大東亜戦争にあまり関心が無い人であっても、山本五十六(やまもと いそろく)の名前は聞いたことがあるのではないでしょうか。
もちろん、日米開戦時の帝国海軍において連合艦隊司令長官を務めた人物です。
今回は、山本提督についてのエピソードを多少、紹介したいと思います。
◎山本元帥の名前である「五十六 いそろく」の由来は?
⇒提督の父親が56歳の時に生まれた子であったから。
父親の当時の年齢を、そのまま息子の名前に使用したという冗談のような本当の話です。
◎日露戦争で指を二本、失った。
⇒日本海海戦の時、当時、少尉候補生として軍艦「日進」に乗り込んでいた山本五十六。
⇒海戦の最中に、「日進」の主砲が膅発(とうはつ)をおこし、その衝撃で左手の中指と人差し指を根元から吹き飛ばされてしまったのです。
⇒膅発とは、連続射撃で熱し切った砲身がもろくなり、火薬のガスの圧力に耐えられず自爆をおこすこと。
◎勝負事、賭け事に目が無かった。
⇒将棋、囲碁、麻雀、ビリヤード、トランプ、ルーレット等々なんでもござれの人でした。
⇒将棋では、ある友人と約26時間連続で75局ほど対戦したものの、飽きてしまい、別グループの花札勝負にそのまま参加したとの逸話があります。
⇒トランプでは、「ブリッジ」が得意中の得意で、地元の知り合いから腕前を尋ねられた時に、「世界一といいたいところだが、まあ、東洋一はまちがいないね」と自信満々に答えたそうです。
⇒ルーレットに関しては、独自の必勝法を編み出して、実際にほぼ常勝であったとの証言があります。

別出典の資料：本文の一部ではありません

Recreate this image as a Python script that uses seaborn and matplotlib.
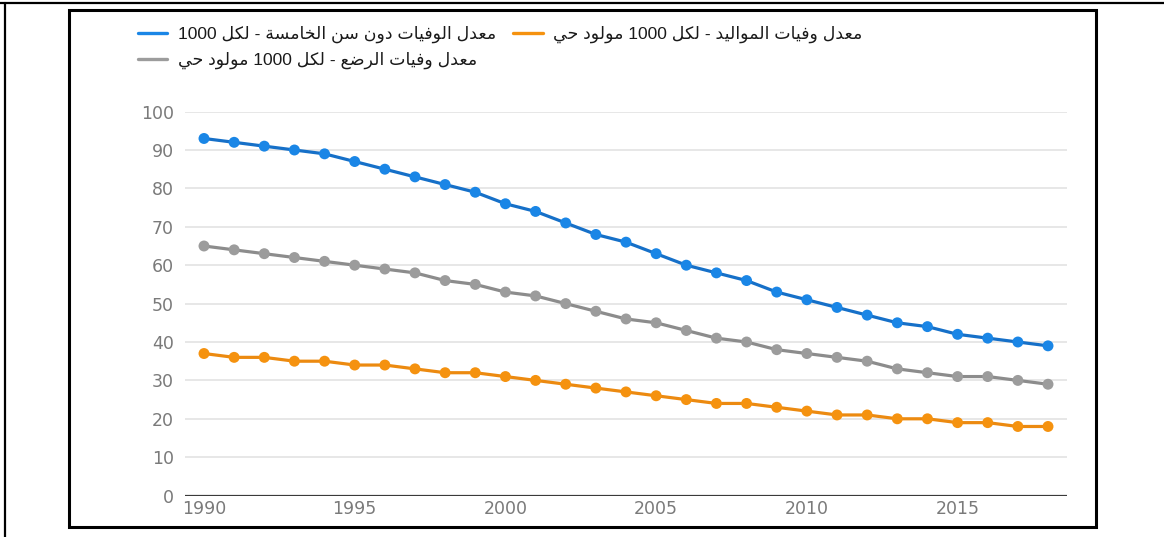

山本の通訳官が、この「山本システム」を忠実に守り、モナコで勝負して、かなりの額を稼いだと語っています。
◎趣味の一つに和歌があった。
*ちょっとお茶目なもの
⇒「わがものと思へば広し四畳半 あくび大の字勝手放題」
*日本海海戦で指を失い、入院中に詠んだもの
⇒「とどめかしハンカチーフの血痕は 己(おの)が真(まこと)のしるしなりけり」
*アメリカ駐在時代に詠んだもの
⇒「今宵しも月影清く冴えにけり 故郷(ふるさと)遠く偲べとてしか」
⇒「吹雪する外(と)の面(も)さびしくながめつつ 故郷遠く君をしぞ思ふ」
*昭和15年元旦、洋上で詠んだもの
⇒「日の本の海の護(まもり)の長(おさ)として けふの朝日をあふぐかしこさ」
◎家庭においては子煩悩の良き父親であった。
⇒長男とよくキャッチボールをしたそうです。
初めのうちは、左手(指二本が欠損)のために、うまく捕球できないこともあったようですが、、、
しかし、熱心に練習してあっという間に上達しました。
⇒子供たちが何を欲しがっているかを、それとなく把握。
アイスクリームを食べたがっているとわかると、一度に100個も箱買いしたそうです。
キャラメルも、まとめて数ダース買い求め、茶の間にドンと置いて、家族は驚くやら、喜ぶやらで、、、
長男が入院すると、メロン、マンゴー、パパイヤ、さらにはシャーベットまで差し入れるという可愛がり方。
⇒子供を叱ることはほとんどありませんでした。
息子や娘の宿題もよく見てやったといいます。
長男が府立一中時代に、幾何の宿題が解けなくて山本に見せたら、あっという間にスラスラ解いて見せました。
長女が、「ひらがなのもとになった漢字を調べよ」という宿題に困り果てて、山本を頼ると、即座に解答を出すほどの博識さ。
◎おわりに
今回の記事では、山本提督の軍人としての面にはほとんど触れませんでした。
本来なら、真珠湾攻撃とかミッドウェー海戦とかに言及するのがありがちな流れだとは百も承知ではありますが、、、
まあ、ネット上には、山本元帥を賞賛する記事がある一方で、思いっきり批判しているものもあります。
当ブログでも、機会を見て、別の山本像にも迫ってみたいと思っています。
追記
家庭における山本元帥の逸話は、元帥の御長男である山本義正氏の『父・山本五十六』(光文社)を参考にさせていただきました。